Hernando Salazar Patiño dice en un escrito de finales de los ochenta que Arias fue “hereje, sentimental y demoníaco por su influencia”. Y agrega que “se le persiguió política y socialmente cuando vivía. Persecución que no ha terminado aún, después de medio siglo de muerto”. José Naranjo dice que sobre Arias se “fabricó una leyenda negra”. Albeiro Valencia dice que en Manizales se quemaron casi todos los ejemplares que llegaron de Por los caminos de Sodoma.

Y está “Roby Nelson”, el único poema de Arias Trujillo que ha alcanzado cierta popularidad. Y se recuerda entonces el elemento que redondea la aureola malditista de la leyenda del manzanareño: el homosexualismo. Robledo Uribe sugiere este factor como una de las causas del suicidio. En una pequeña publicación de Impresos Cardona que recoge cuatro escritos de Arias Trujillo, entre los que está el poema, se advierte al comienzo: “Al lanzar sobre el ambiente social este modesto folleto, no ha tenido nuestra voluntad de hombres de mundo un ápice de maldad, de perversidad, de odio sobre ningún sector ciudadano”.

Para que haya escándalo se requiere que alguien se escandalice. Y había muchos dispuestos a hacerlo en la Colombia de los años treinta, y aún hoy.

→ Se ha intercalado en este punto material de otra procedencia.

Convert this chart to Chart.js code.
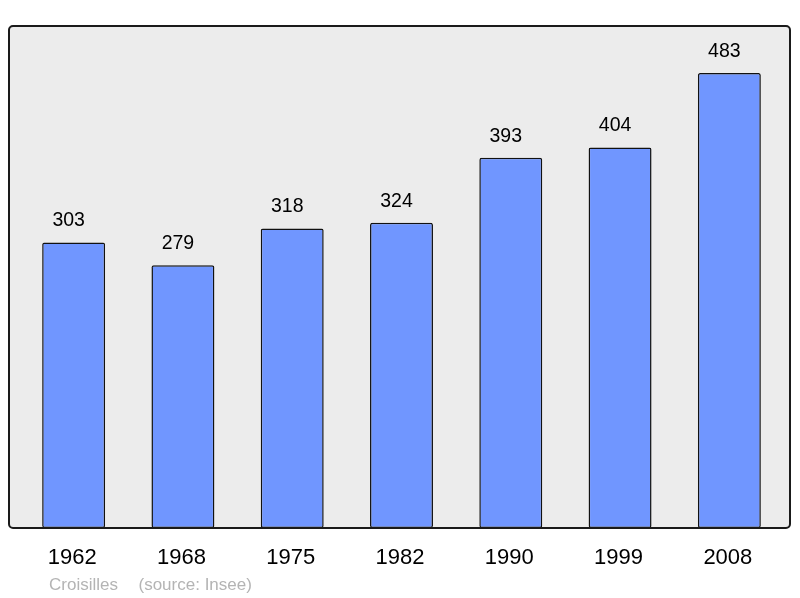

Podría esperarse que después de tanto Freud, tanto Mayo del 68, la cosa haya cambiado. Por lo menos en los estudios literarios lo ha hecho: el balcón del mojigato es ahora la tribuna del crítico académico. Williams, por ejemplo, se lamenta de que Arias Trujillo, “al igual que Carrasquilla, desafortunadamente expresa en ocasiones actitudes racistas estereotípicas, características de su época. Describe, por ejemplo, las expresiones de emoción de los negros como pasiones salvajes”. Williams se refiere a un pasaje en el que se cuenta que un muchacho de Sopinga “desde niño había amado a la Canchelo con todas sus [perdón por lo que sigue] pasiones salvajes”. Ya en 1947 Gerald E. Wade recomendaba Risaralda como “una de la mejores tres novelas colombianas”, y advertía que, aunque “la narración sigue la moderna tendencia realista que algunas veces la aproxima a la pornografía, la sensibilidad moderna no se verá ofendida”. Hace poco un académico gringo “editó” a Mark Twain de tal modo que en Huckleberry Finn todas las apariciones de “negro” fueron reemplazadas por “esclavo”. En 2009 otro profesor gringo escribió: “Ha llegado el momento de actualizar la literatura que usamos en los colegios. Barack Obama es el presidente electo de los Estados Unidos y las novelas que usen la ‘palabra-con-N’ repetidamente deben salir”. En estas circunstancias es fácil predecir la reacción de la crítica literaria académica multicultural, feminista y decente ante un poema que relata un encuentro prostibulario entre un hombre y un muchacho de catorce años que vende estupefacientes en los bares de Buenos Aires.

Hernando Salazar Patiño dice que la muerte de Arias Trujillo es “la máxima frustración intelectual de la historia de Caldas”. No sé qué significa eso exactamente, pero la sugerencia siempre es la misma en estos casos: un talento que no alcanzó a ser. Pero es lo que fue. Ahí quedan una novela y un poema memorables.